- **WHAT YOU ARE ASKED TO DO**: Give the number of lines in the entries that contain "this". State only the count.

- **LISTED ENTRIES**:
# # # # #

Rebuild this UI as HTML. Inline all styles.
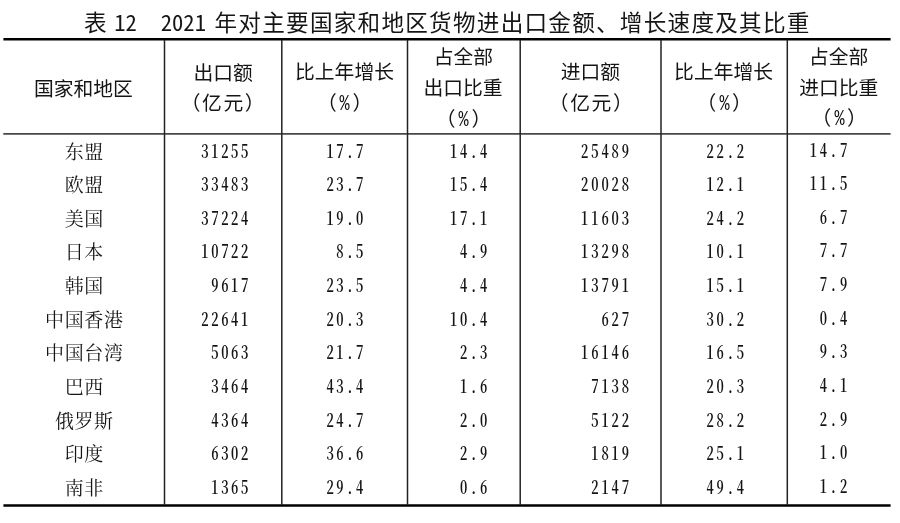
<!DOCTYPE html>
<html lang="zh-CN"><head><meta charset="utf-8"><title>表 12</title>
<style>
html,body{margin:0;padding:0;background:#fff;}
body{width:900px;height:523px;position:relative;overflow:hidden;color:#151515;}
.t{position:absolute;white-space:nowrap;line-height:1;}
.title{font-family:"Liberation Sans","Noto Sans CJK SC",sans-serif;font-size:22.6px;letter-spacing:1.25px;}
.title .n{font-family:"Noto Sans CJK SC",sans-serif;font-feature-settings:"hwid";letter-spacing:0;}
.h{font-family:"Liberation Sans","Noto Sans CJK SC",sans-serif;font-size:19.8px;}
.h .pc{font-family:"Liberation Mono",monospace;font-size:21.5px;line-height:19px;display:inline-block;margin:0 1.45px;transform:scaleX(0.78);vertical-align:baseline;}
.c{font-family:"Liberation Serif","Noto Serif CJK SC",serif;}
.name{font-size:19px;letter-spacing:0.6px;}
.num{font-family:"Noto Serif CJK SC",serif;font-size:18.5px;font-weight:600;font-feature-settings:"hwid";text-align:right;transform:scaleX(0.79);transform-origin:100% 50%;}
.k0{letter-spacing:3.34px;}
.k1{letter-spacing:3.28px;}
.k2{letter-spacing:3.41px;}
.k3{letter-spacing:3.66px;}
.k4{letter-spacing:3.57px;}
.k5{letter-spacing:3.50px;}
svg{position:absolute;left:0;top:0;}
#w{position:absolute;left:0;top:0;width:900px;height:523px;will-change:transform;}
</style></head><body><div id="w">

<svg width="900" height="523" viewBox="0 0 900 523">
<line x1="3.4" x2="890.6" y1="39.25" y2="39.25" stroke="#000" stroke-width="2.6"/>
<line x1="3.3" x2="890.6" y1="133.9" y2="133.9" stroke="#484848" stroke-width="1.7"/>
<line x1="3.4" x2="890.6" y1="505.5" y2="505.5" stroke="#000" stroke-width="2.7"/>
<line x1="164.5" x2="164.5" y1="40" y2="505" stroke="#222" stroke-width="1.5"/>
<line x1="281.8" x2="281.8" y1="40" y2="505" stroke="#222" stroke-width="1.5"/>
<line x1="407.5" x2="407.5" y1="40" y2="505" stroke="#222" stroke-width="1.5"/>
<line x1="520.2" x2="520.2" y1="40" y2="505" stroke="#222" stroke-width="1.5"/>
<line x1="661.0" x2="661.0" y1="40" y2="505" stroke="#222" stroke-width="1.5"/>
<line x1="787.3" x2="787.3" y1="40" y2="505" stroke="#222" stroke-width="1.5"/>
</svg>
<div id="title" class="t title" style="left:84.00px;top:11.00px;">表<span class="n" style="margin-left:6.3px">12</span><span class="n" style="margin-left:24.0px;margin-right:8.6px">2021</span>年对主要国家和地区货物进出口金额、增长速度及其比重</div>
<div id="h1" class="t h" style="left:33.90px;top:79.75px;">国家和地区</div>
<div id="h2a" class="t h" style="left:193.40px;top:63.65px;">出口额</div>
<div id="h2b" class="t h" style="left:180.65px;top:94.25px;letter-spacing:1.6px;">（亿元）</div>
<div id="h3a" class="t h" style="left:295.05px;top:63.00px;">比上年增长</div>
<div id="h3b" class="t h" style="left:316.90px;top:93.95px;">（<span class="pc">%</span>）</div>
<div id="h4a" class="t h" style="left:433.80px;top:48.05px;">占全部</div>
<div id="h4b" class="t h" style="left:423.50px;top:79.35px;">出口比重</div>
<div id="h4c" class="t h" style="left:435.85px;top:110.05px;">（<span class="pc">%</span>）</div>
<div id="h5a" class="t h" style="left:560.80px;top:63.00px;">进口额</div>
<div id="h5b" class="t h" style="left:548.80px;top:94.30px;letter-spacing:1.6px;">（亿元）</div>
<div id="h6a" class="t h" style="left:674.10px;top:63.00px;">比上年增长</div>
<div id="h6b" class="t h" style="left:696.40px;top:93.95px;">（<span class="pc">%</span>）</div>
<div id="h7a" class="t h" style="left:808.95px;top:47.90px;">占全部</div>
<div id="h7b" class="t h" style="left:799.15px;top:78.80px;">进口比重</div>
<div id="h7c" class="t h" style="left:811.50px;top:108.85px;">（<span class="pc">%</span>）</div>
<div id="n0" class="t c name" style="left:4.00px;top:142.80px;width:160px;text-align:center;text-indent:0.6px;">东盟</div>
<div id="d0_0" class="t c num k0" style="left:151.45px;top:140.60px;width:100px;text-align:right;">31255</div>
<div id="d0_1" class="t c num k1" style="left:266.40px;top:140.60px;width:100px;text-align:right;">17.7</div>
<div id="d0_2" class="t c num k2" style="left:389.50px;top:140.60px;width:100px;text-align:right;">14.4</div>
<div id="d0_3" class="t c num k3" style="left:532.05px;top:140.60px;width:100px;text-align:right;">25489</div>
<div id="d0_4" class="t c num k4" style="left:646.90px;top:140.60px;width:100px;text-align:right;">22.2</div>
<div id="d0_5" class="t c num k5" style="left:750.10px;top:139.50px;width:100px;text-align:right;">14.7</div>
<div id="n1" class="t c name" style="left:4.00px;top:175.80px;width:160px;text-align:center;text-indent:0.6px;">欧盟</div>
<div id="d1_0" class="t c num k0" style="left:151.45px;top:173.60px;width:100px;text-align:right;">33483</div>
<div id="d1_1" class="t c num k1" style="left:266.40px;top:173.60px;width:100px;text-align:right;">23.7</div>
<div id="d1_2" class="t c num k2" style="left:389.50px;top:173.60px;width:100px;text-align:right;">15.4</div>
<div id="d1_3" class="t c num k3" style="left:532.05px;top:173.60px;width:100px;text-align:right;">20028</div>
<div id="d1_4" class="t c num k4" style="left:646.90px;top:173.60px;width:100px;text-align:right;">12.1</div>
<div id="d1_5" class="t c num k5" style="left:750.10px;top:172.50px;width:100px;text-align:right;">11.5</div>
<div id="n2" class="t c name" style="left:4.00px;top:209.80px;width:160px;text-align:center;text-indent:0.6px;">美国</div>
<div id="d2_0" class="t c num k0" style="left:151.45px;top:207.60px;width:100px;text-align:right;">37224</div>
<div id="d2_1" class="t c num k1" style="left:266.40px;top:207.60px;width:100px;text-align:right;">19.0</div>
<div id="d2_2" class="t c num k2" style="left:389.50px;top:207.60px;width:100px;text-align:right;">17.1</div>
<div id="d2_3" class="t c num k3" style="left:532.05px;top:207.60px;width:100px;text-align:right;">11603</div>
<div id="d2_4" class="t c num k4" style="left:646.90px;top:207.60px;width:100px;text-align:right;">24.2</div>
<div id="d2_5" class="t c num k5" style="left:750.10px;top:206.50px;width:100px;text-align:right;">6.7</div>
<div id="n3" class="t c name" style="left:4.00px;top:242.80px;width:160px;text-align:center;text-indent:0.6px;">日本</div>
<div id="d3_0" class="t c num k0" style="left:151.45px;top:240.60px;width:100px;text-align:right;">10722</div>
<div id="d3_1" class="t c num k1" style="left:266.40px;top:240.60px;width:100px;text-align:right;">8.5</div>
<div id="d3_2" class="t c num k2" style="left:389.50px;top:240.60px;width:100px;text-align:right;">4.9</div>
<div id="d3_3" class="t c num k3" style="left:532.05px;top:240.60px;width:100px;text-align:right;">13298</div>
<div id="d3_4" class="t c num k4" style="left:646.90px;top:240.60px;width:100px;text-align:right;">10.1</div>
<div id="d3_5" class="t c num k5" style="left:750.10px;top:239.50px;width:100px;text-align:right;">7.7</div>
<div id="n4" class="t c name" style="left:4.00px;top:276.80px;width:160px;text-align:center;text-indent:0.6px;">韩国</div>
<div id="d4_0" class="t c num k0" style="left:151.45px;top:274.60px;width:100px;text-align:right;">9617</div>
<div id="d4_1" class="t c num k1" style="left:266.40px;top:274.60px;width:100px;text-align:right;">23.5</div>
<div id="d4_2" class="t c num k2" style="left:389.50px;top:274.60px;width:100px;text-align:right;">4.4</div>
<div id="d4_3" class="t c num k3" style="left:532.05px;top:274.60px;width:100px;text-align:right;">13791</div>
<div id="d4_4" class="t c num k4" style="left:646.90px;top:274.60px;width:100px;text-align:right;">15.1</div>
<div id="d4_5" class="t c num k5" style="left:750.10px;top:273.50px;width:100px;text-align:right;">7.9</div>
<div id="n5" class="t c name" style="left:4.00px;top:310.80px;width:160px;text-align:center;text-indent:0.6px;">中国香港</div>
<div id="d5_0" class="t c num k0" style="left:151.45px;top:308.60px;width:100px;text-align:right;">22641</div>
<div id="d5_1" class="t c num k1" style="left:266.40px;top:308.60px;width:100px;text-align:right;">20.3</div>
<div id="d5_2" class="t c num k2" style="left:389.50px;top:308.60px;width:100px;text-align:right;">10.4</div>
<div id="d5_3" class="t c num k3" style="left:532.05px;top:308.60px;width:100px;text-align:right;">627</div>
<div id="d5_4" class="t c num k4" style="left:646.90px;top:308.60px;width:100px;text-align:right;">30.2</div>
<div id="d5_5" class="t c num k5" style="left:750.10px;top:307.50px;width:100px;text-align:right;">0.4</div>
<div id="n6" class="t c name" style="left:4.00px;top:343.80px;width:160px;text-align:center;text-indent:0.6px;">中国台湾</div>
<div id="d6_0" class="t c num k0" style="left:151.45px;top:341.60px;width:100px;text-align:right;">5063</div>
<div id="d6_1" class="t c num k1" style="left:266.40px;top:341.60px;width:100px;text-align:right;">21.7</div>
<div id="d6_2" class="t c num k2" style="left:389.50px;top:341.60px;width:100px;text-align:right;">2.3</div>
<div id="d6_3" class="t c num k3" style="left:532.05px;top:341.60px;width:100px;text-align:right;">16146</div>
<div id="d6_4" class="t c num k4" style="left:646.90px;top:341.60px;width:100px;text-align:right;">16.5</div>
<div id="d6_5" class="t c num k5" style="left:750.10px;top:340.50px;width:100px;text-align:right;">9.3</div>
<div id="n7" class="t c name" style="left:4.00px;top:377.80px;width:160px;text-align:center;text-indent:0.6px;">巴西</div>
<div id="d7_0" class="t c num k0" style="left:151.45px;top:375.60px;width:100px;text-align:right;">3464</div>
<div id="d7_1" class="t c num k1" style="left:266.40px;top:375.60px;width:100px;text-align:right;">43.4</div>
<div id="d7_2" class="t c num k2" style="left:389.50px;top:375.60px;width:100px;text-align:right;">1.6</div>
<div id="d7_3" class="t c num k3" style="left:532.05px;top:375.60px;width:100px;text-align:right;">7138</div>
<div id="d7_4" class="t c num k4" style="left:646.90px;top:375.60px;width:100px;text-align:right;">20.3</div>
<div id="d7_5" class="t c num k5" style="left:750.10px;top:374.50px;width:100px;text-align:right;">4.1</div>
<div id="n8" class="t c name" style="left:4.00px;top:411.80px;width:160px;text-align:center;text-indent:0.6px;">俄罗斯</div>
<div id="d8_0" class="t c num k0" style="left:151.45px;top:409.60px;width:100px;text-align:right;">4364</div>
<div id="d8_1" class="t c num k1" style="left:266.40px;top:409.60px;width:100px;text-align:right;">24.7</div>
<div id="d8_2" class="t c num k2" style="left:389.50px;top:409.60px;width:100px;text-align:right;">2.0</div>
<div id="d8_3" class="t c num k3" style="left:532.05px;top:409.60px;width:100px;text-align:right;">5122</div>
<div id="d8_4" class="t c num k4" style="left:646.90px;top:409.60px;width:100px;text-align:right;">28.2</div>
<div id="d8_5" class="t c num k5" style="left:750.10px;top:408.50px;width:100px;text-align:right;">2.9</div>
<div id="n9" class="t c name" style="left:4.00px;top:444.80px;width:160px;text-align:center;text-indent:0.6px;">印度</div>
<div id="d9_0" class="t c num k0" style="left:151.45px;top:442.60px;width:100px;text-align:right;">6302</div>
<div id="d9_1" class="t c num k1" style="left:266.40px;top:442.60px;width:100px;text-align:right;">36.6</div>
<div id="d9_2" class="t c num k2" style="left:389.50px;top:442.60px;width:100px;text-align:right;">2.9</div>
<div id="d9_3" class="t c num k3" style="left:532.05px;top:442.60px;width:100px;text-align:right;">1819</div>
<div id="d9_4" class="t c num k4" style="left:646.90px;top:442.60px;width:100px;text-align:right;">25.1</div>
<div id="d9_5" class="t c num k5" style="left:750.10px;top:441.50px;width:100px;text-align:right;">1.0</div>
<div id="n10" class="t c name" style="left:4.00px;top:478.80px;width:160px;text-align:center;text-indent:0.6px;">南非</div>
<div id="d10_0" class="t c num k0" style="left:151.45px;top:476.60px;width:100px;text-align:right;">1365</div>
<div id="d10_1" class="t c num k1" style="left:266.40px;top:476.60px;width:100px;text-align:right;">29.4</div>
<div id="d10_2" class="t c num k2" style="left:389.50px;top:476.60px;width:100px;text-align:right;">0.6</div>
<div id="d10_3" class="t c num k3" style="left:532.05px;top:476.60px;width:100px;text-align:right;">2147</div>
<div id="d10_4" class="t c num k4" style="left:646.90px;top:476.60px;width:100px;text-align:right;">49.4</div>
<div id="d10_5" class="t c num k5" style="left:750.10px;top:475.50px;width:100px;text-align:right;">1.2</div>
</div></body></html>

# # # # #

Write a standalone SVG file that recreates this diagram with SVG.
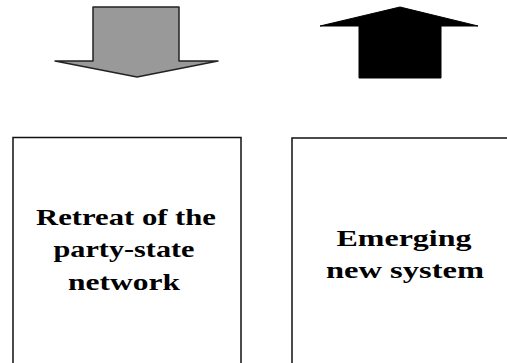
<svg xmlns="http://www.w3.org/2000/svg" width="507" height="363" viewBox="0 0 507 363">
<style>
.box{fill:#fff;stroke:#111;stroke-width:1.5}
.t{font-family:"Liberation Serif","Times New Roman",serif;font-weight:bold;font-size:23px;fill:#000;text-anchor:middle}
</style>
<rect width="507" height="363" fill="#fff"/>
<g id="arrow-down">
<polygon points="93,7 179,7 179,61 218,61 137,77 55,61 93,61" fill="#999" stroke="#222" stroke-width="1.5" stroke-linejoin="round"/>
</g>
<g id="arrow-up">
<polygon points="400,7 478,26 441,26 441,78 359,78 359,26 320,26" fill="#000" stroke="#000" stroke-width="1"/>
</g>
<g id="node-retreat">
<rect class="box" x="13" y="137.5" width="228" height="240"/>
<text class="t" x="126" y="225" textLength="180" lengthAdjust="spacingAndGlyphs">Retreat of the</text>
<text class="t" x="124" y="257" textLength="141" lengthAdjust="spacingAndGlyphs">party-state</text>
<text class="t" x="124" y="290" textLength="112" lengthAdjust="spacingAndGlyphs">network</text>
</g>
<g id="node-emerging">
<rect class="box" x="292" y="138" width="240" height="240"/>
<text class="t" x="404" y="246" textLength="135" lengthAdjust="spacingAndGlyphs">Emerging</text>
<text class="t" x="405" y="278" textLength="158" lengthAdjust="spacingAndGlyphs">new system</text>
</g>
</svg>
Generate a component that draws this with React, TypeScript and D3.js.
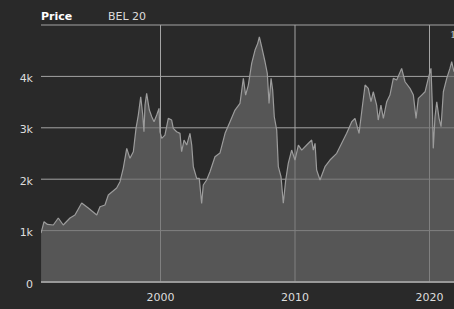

# # # # #

- **CORRECT RESULT**: 3